## start SUPPLIED INFORMATION
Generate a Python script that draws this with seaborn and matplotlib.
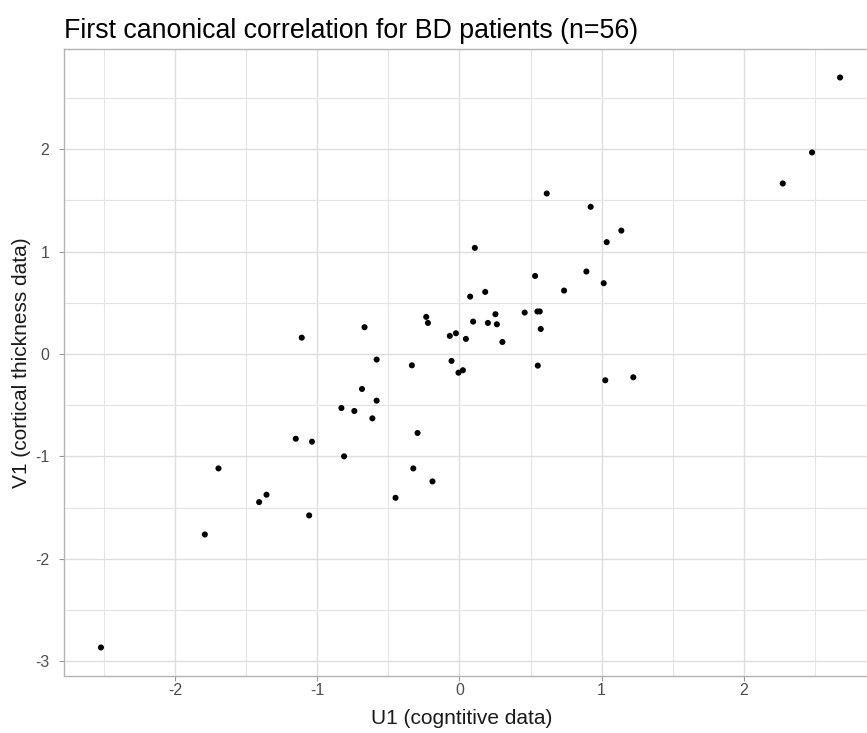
import numpy as np
import pandas as pd
import matplotlib
matplotlib.use("Agg")
import matplotlib.pyplot as plt
from matplotlib.ticker import MultipleLocator
import seaborn as sns

# canonical variates (n=56)
u1 = [2.678, 2.481, 2.275, 0.614, 0.923, 1.139, 1.036, 0.108, 0.893, 1.015,
      0.532, 0.736, 0.181, 0.075, 0.459, 0.548, 0.565, 0.253, 0.096, 0.200,
      0.263, 0.572, -0.068, -0.025, 0.045, 0.302, -0.056, -0.007, 0.024, 0.551,
      1.026, 1.223, -1.110, -0.668, -0.234, -0.222, -0.583, -0.335, -0.686, -0.583,
      -0.831, -0.740, -0.613, -0.295, -1.152, -1.038, -0.812, -1.696, -0.325, -0.190,
      -1.358, -1.410, -0.450, -1.058, -1.792, -2.523]
v1 = [2.700, 1.968, 1.665, 1.567, 1.437, 1.205, 1.092, 1.036, 0.805, 0.691,
      0.762, 0.619, 0.606, 0.560, 0.404, 0.415, 0.415, 0.388, 0.316, 0.303,
      0.290, 0.244, 0.176, 0.202, 0.147, 0.117, -0.068, -0.183, -0.159, -0.114,
      -0.257, -0.228, 0.159, 0.261, 0.362, 0.303, -0.055, -0.111, -0.342, -0.456,
      -0.528, -0.557, -0.629, -0.772, -0.828, -0.857, -1.000, -1.118, -1.118, -1.245,
      -1.375, -1.447, -1.405, -1.577, -1.763, -2.867]

df = pd.DataFrame({"U1": u1, "V1": v1})

sns.set_theme(style="whitegrid")
plt.rcParams["font.family"] = ["Liberation Sans", "DejaVu Sans"]
plt.rcParams["axes.unicode_minus"] = False

fig = plt.figure(figsize=(8.67, 7.33), dpi=100)
# panel runs a bit past the right edge, like the cropped original
ax = fig.add_axes([64 / 867, 57 / 733, (877 - 64) / 867, (676 - 49) / 733])

sns.scatterplot(data=df, x="U1", y="V1", color="black", s=19, edgecolor="none", ax=ax)

# ggplot-style 5% expansion
def expand(vals, mult=0.05):
    lo, hi = min(vals), max(vals)
    pad = (hi - lo) * mult
    return lo - pad, hi + pad

ax.set_xlim(*expand(u1))
ax.set_ylim(*expand(v1))

ax.xaxis.set_major_locator(MultipleLocator(1))
ax.yaxis.set_major_locator(MultipleLocator(1))
ax.xaxis.set_minor_locator(MultipleLocator(0.5))
ax.yaxis.set_minor_locator(MultipleLocator(0.5))
ax.grid(which="major", color="#DEDEDE", linewidth=1.0)
ax.grid(which="minor", color="#E4E4E4", linewidth=0.8)
ax.set_axisbelow(True)

ax.tick_params(which="major", length=3.5, width=0.8, color="#999999",
               labelcolor="#4D4D4D", labelsize=11.5, bottom=True, left=True)
ax.tick_params(axis="x", which="major", pad=1.5)
ax.tick_params(axis="y", which="major", pad=7)
ax.tick_params(which="minor", length=0)

for side in ["top", "left", "bottom", "right"]:
    ax.spines[side].set_color("#B3B3B3")
    ax.spines[side].set_linewidth(1.0)

ax.set_xlabel("U1 (cogntitive data)", fontsize=15, color="#1A1A1A", labelpad=2)
ax.xaxis.set_label_coords((462 - 64) / (877 - 64), -0.052)
ax.set_ylabel("V1 (cortical thickness data)", fontsize=15, color="#1A1A1A", labelpad=3)
ax.set_title("First canonical correlation for BD patients (n=56)", loc="left",
             fontsize=19.3, color="black", pad=8)

fig.savefig("out.png", dpi=100)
## end SUPPLIED INFORMATION
• GIVEN TASK:
Starting at the first line of the material, output exactly the lines up to and including the one with "import seaborn as sns". Do not include the pictures.

• RESULT:
Generate a Python script that draws this with seaborn and matplotlib.
import numpy as np
import pandas as pd
import matplotlib
matplotlib.use("Agg")
import matplotlib.pyplot as plt
from matplotlib.ticker import MultipleLocator
import seaborn as sns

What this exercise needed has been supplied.